With asking prices falling around the city, it’s easy to assume now is a good time to get your foot on the property ladder (or further up it). But what are the risks? And how will renters fare? We put the burning questions to an expert…

Last month the level of buyer enquiries on propertyfinder.ae crept up to 32 per cent since January – that’s their highest level since 2014.

Coincidentally or not, mortgagefinder.ae dispersed over Dhs95 million worth of home loans in May. It’s the best month since the heady boom days pre-GFC. But what does this all mean?

There’s no doubt market sentiment has improved considerably since a bleak start to 2016, and there now appears to be good reason for optimism. Earlier this month, crude oil broke through the US$50 per barrel for the first time this year; double the 14-year lows seen in January. Anyone who thinks oil does not play a massive role in UAE property prices and the well being of the wider non-oil economy is hugely mistaken in my eyes.

Asking prices aren’t dropping quite like you may think

Some commentators have claimed that prices are still falling, that the lay offs from oil’s plummet at the start of the year are only now starting to take its toll on the property market, and in particular the demand for rental accommodation.

While this may have some truth to it, across most communities and categories, advertised rents in Dubai have actually increased since the start of this year.

Propertyfinder.ae site statistics show that the median asking price for a Dubai apartment is now Dhs125,000 per year; down 7.4 per cent from the January figure of Dhs135,000. Great!

But this drop is largely attributable to the fact that there are considerably more studio and one-bedroom apartments available for rent today compared to the start of the year, which drags the median price down. The average Dubai studio is currently being advertised at Dhs58,000, down 3.3 per cent since January.

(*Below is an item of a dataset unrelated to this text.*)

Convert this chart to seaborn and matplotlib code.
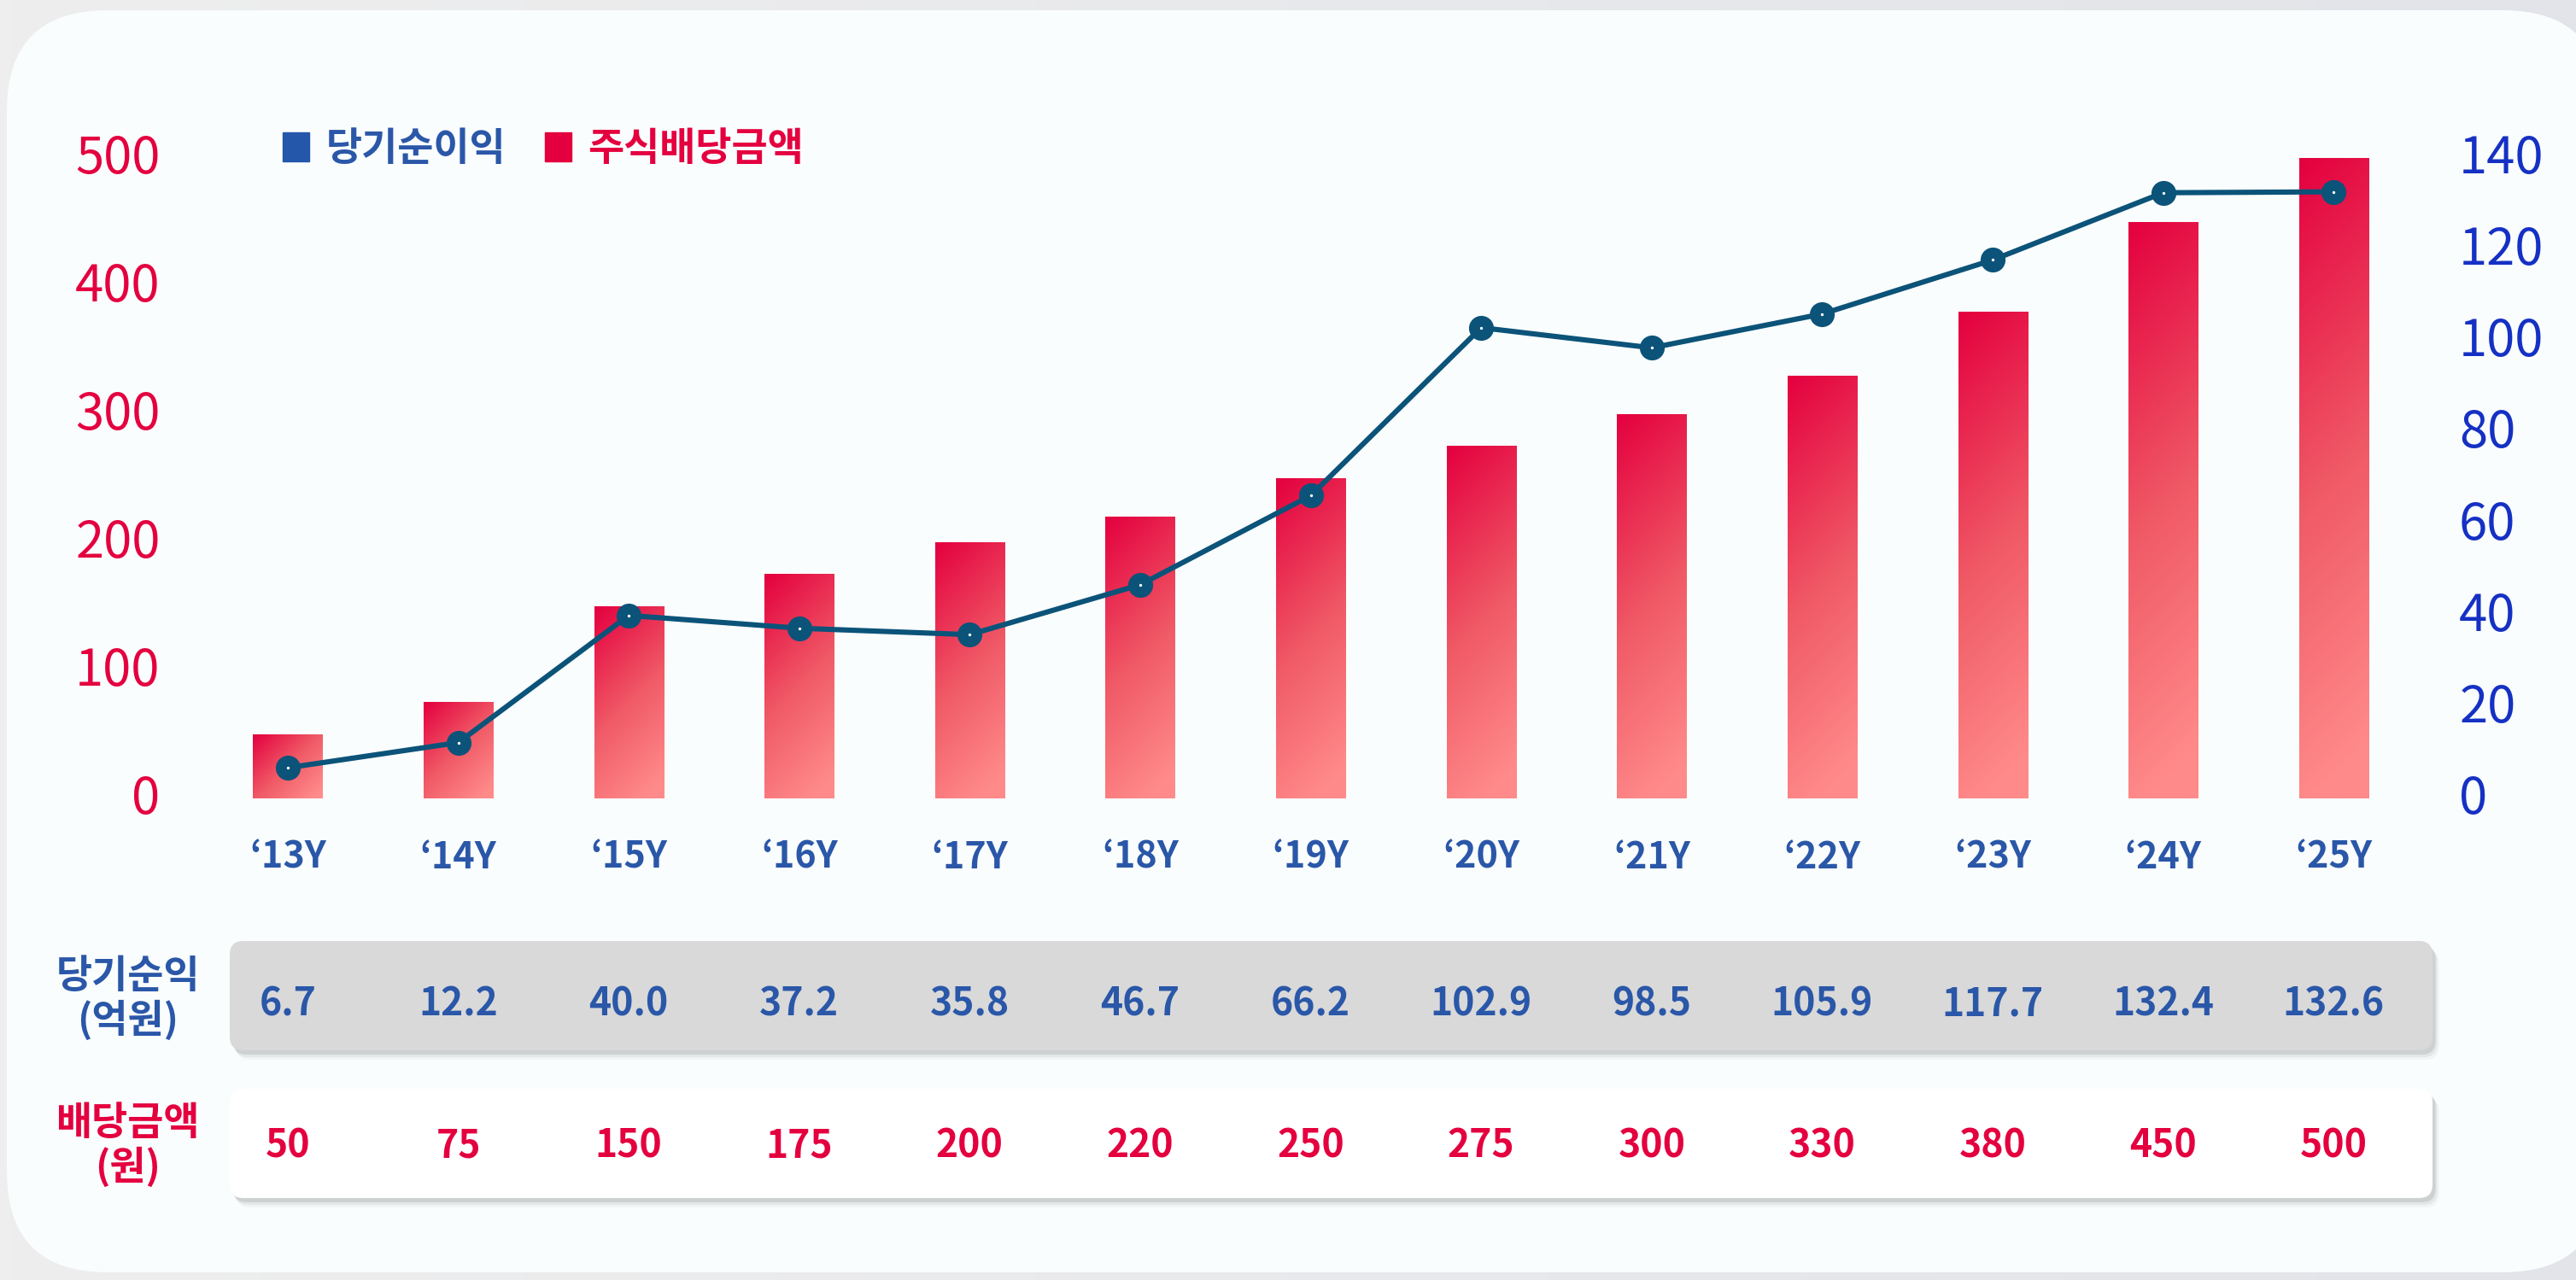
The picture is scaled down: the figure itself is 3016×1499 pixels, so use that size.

But the asking price across all other Dubai apartment categories has actually increased this year.

Anything other than a studio is getting pricier

dubai property prices slump

Asking prices for one-bedroom apartments are up 6.25 per cent; two bedrooms up 4.35 per cent, and three bedrooms up 3.03 per cent.

Dubai villas across all categories and communities remain flat at Dhs265,000 per year. But smaller two and three-bedroom villas have become a bigger part of the overall mix. Meaning if anything, prices have gone up slightly. The median asking price for a three-bedroom villa in Dubai is now Dhs200,000 per annum.

In Abu Dhabi, apartment rents overall have remained unchanged while villas have declined 6.38 per cent. As in Dubai, studios in Abu Dhabi were the only apartment category to witness a decline.

Anecdotal evidence indicates that some renters sensing the market is at or near the bottom of this cycle have opted to take the plunge and buy. Investors who’ve sat on the side-lines watching prices drop for the past 18-24 months also appear to be moving, at least in Dubai.

Is a feeding frenzy for buyers on its way?

Both Dubai apartments and villas have edged up. Dubai vendors are now asking for Dhs1.981 million for an apartment (up 1.65 per cent since January) and Dhs5 million for a villa (up 1 per cent since January).

There are more affordable options in Abu Dhabi where the median apartment costs Dhs1.6 million (no change) while villa asking prices have dropped 1.65 per cent to Dhs3.344 million.

It’s still a buyer’s market, but the buyers are out there, haggling. There’s no buying frenzy, nor will there be one anytime soon. Buyer enquiries on propertyfinder.ae are sitting stable at over 31 per cent of total enquiries in June, but if you are looking for a bargain, they are increasingly hard to find.

Stories of three-bedroom Type E Shoreline Apartments on the Palm selling for Dhs2.2million have once again been relegated to the realms of urban legend.

If value is the point where a willing seller and an able buyer meet, then the width of that abyss has narrowed. Both have become more realistic and the Mexican stand off we’ve witnessed for the past 18 months appears to be slowly coming to an end.

How will this affect renters?

For renters, this might take a few of your potential competitors out of the market, and with all the new stock coming to completion there could be some genuine downward pressures on rents particularly on studios and one bedrooms. But as we’ve seen, whether by design or haphazard, new project deliveries nearly always take longer than predicted. Therefore any drop in rents are unlikely to be worth the hassle and cost of moving.

Landlords know this and the cheekier ones will continue to up asking rents; especially if oil keeps improving and hits US$60 per barrel as some reports suggest.

For buyers, if you can find a motivated seller during Ramadan you might get lucky, but in general your power to negotiate has diminished. Value is still good and while certain pockets may soften further due to real or expected influxes in supply, the doom and gloom seen at the start of the year, has now definitely passed.